B) Then repair all critical components and install everything in your “refurbish derelicts” stash. If you’ve got extras… then install them too! It appears (unconfirmed) that the effect on the final price is greater than what you’d get from selling it to the black market – almost certainly more than the license or scrap store. I showed up to my latest derelict with too many air pumps… so I just installed two extra in the cockpit!
C) DOORS! It appears the biggest factor on price is the number of rooms in the ship. So go and create extra “rooms” by splitting up larger spaces with walls and installing doors in them.
D) Hit the Auto button and repair ALL the floors, conduits and walls. I also like to scrap jumper cables and replace them with quality conduits, but that’s just a personal quirk.
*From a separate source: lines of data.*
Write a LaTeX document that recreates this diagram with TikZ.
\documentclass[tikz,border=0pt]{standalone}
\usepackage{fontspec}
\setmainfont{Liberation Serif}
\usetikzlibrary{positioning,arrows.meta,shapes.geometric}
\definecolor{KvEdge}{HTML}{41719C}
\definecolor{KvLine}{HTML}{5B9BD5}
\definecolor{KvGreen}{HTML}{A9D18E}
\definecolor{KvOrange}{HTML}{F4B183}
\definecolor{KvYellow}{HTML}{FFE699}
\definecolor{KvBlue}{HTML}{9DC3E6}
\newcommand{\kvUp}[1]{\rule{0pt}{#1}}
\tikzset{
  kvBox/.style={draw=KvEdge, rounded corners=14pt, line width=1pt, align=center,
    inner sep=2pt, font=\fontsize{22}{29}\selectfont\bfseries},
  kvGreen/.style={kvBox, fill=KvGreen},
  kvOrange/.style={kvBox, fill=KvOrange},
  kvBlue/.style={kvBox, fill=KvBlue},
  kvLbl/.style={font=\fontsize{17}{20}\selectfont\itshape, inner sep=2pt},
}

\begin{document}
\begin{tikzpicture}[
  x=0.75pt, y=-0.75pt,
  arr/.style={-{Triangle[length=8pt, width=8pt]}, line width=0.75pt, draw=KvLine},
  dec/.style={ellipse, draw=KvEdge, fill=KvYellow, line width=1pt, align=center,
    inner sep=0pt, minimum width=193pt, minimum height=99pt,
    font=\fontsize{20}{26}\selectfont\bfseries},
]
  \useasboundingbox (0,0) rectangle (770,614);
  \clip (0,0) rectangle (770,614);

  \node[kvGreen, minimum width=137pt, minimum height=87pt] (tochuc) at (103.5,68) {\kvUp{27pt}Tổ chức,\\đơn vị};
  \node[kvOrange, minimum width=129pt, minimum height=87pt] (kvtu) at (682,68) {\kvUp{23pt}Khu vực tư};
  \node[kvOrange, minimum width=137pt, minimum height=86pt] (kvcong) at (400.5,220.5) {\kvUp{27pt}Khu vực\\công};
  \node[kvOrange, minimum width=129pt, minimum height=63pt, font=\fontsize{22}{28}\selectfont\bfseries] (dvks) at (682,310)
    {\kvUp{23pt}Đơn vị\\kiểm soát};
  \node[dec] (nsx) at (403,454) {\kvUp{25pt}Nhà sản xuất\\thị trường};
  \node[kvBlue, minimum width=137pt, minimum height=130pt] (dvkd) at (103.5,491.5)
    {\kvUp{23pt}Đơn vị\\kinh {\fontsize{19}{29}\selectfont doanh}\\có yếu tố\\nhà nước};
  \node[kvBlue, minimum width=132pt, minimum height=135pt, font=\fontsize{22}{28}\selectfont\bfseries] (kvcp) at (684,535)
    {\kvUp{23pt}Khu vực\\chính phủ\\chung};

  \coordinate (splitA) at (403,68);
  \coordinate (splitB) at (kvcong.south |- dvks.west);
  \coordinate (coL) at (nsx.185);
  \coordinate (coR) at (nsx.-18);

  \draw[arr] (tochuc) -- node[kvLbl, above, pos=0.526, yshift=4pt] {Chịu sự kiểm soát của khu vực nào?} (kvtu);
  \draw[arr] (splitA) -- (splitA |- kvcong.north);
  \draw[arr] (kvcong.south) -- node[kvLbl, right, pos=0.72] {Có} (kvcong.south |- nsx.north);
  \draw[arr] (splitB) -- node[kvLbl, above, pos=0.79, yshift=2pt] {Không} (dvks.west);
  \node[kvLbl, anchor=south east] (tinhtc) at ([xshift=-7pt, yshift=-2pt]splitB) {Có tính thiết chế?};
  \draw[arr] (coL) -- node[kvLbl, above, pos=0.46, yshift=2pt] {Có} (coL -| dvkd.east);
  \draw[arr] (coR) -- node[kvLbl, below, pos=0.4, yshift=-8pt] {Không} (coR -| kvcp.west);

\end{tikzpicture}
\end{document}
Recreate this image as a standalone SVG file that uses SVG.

This can take quite a while, so go ahead and fast forward to 16x.
UNCONFIRMED: I believe that the repair level of the walls/floors is a major factor in the final quality rating.E) Once everything inside the ship is repaired and installed, then turn on the power on and go out an exterior airlock door so you can repair all the walls outside.
This will take a LONG TIME! Be prepared with enough battery and O2 to handle all of this.
8) Fly the ship back to OKLG and sell it for HUGE PROFITS
Technically you can sell the ship remotely, but – depending on the distance – it will go for a FRACTION of what you can get from selling it while it’s currently docked.
Interesting note: my regular survey vessel (Paladin) was worth 2 mil in-dock but the price to sell it remotely is ~700k. This means there’s a hefy price cut if you don’t bring the ship in personally to OKLG, no matter how well you fix it up. I probably could have paid my mortgage much sooner if I hadn’t sold my original vessel from space.
9) Use the shuttle service (PASS in your handheld) to zip back to your original ship
Random: I was curious if you could dock two ships at OKLG at the same time. No dice: it gives you a “NO CLEARANCE” warning… er… right after giving you clearance.
Also NOTE:
Swapping to a new ship will blank the ID’s of all the ships you’ve already visited. If you want to keep those records, then you must reinstall your original nav console into the new ship.